17 February 2009

Slumdog Millionaire

My husband and I have always believed that children learn from the environment. We've seen this being realized many, many times in our career as educators. Create the right environment in School and this in conjunction with the right kind of environment at home is what shapes our children. Environment doesn't just happen, as we have learnt. If the right environment is not created, then whatever the environment is where the child is growing up, that becomes the child's teacher. As we see in 'Slumdog Millionaire'. Children are avid learners. So, Jamal, Salim and all the other kids learn what their environment teaches them, and they learn the lessons life makes them learn, fast and well. They learn to live by their wits and they learn to survive all the vagaries of fate. This doesn't mean that they don't have the spark of childishness in them. They do. Their childishness is very much there, alive, albeit hidden under layers of cynicism and hurt and humiliation. Their childishness comes out in the games they devise, playing cricket on the runway, thrilled at the sights they see when they are unsuspectingly taken away in the bus to Bombay, their calling themselves the 3 Musketeers.....Later, their human-ness also becomes evident. They have not let it die completely. The tenderness and loyalty to each other remail. But, oh, how they learn from their environment, how they adapt, be it as a guide at the Taj Mahal, or a beggar, or a thug, or a chaiwallah. Life is a constant education, the environment is their classroom, and they are willing students.

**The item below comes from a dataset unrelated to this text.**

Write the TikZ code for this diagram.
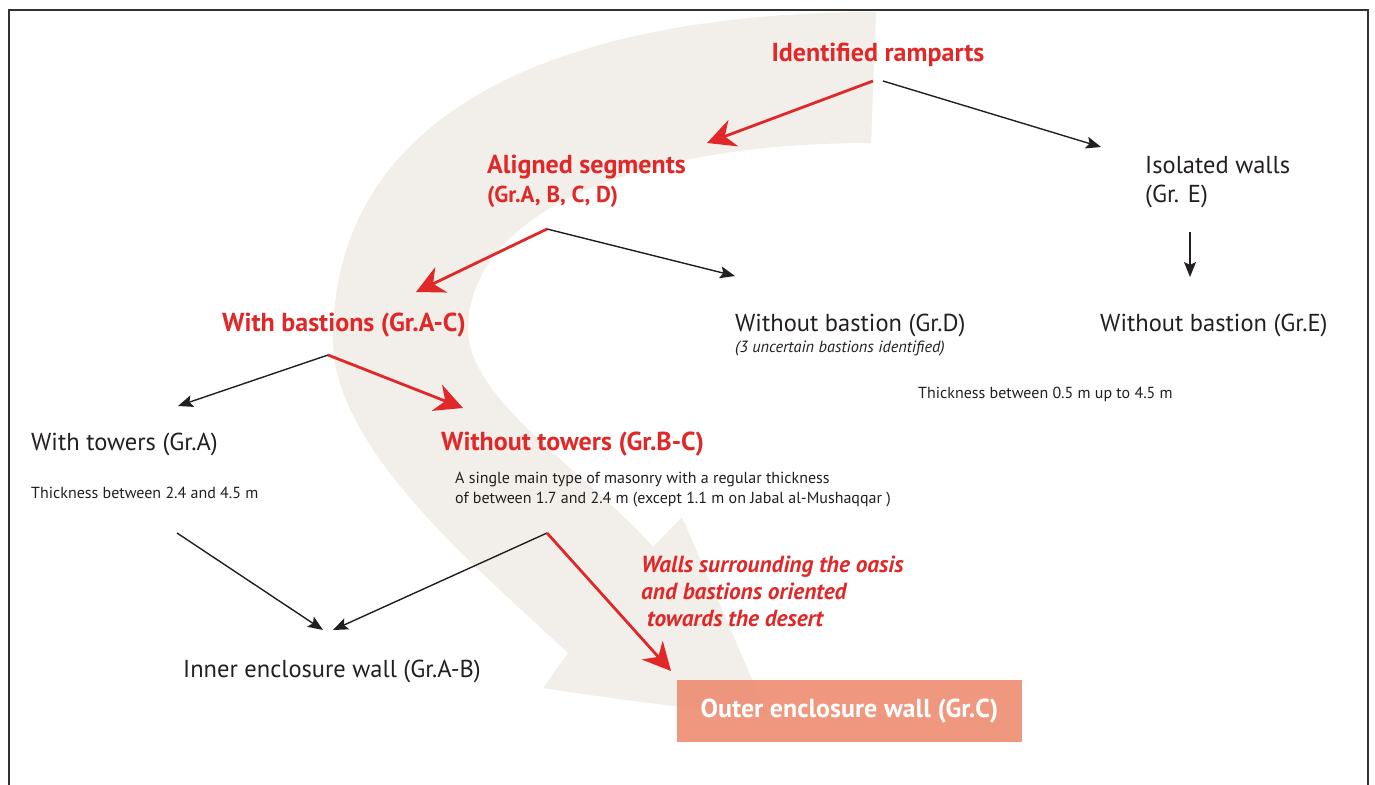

Creating an environment isn't easy at all. It is very hard work. It takes all your mental, psychological, emotional and physical energies to create an environment suitable for children to grow in. Our energies should be only concentrated on this task. Our children are our future and they are the ones who will create the future world. What we see in many schools today - 'let the children be free, let them be creative, let them learn for themselves' - this just does not work. If we let children be, then they will fall back on their limited intelligence and limited EQ and SQ to do only what they can ( check out the book 'Lord of the flies). Being human they will make mistakes,but then, because there is no adult presence in their lives, no adult who has taken the time and the trouble to motivate them, stimulate them, draw out the best in them, force them to higher and higher heights,
correct them, they will fumble and fall. They will not know that it is all right to make mistakes, that one learns from them and then one gets on with the business of living. We as adults have to equip them intellectually, emotionally, physically and psychologically, by creating the kind of environment where they will learn all this. The environment we create is what is going to teach them the eternal values of living; it is going to give them a belief system, something to fall back on at all times, something to judge for themselves whether they are on the right track or not, something to help them cope with reality; it will teach them to discriminate, it will set standards. Then, when they go out into the world, they will go forward in strength of mind, heart and body. From what they learn from the environment that we have created for them, they will deal with whatever life gives them - the good, the bad and the ugly, and will be able to create their own world with confidence.